**EXERCISE:**
Leave out the pictures, and write out exactly the lines from the beginning of the material to the line holding "from matplotlib.lines import Line2D", that line included, and nothing else.

**DATASET SECTION:**
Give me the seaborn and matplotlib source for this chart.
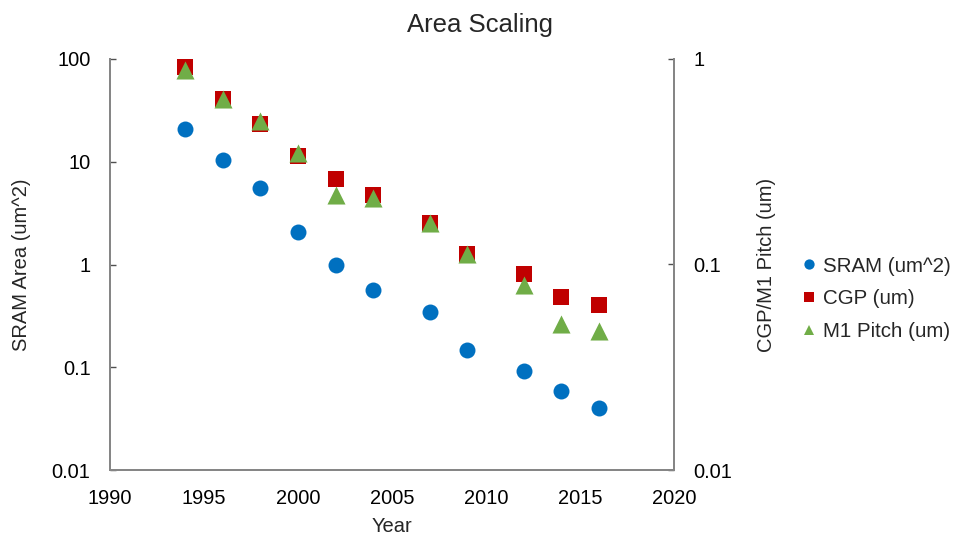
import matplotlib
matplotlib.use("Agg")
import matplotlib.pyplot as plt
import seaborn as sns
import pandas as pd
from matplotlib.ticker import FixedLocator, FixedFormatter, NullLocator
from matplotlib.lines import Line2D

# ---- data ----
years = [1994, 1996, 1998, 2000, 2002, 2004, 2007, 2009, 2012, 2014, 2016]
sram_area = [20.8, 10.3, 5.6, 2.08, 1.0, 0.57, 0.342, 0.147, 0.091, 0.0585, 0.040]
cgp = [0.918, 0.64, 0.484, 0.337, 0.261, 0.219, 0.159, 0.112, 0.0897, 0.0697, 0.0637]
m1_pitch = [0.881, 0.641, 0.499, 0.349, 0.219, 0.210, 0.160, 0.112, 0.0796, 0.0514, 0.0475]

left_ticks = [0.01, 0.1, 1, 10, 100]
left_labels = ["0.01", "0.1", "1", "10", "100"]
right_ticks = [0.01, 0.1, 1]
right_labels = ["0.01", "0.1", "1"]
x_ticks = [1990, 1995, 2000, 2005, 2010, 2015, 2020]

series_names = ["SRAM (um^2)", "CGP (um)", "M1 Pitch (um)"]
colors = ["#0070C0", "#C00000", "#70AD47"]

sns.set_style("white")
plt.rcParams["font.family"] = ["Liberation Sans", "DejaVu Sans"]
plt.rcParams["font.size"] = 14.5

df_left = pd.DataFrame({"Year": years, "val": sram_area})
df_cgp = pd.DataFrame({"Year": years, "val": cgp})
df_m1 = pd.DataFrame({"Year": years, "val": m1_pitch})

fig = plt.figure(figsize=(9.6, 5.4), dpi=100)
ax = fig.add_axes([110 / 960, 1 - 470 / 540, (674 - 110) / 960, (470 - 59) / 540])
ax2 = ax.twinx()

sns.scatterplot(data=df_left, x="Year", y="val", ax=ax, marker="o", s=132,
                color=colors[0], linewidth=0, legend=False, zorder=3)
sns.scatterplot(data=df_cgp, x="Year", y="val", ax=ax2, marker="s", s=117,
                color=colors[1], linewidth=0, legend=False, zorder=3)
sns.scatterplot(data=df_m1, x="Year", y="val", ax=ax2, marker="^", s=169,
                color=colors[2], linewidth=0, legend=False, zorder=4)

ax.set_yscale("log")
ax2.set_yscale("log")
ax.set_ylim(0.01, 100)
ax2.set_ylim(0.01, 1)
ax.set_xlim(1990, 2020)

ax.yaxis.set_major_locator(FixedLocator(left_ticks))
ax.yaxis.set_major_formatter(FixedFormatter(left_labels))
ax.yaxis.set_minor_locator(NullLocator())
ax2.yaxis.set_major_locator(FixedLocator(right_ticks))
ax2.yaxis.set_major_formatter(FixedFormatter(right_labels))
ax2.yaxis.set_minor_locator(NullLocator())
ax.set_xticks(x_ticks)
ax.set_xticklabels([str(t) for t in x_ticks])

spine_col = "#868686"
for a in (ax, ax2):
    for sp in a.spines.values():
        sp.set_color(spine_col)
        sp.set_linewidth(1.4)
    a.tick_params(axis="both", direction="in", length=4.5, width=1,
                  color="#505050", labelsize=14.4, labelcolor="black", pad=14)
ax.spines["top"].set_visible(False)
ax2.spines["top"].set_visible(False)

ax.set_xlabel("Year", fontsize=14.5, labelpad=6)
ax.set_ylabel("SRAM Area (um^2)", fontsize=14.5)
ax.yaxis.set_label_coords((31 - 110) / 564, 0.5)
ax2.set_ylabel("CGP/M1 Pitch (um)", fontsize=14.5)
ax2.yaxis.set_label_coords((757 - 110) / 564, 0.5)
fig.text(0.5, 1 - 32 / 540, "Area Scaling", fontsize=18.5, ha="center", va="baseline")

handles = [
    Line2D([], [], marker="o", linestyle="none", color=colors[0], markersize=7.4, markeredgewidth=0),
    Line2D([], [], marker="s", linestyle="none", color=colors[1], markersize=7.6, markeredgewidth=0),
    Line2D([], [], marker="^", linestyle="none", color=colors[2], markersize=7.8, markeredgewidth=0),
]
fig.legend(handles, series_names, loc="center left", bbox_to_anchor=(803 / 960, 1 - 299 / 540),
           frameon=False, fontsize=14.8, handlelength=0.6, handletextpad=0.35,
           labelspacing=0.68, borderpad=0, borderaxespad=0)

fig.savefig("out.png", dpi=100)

**COMPLETED EXERCISE:**
Give me the seaborn and matplotlib source for this chart.
import matplotlib
matplotlib.use("Agg")
import matplotlib.pyplot as plt
import seaborn as sns
import pandas as pd
from matplotlib.ticker import FixedLocator, FixedFormatter, NullLocator
from matplotlib.lines import Line2D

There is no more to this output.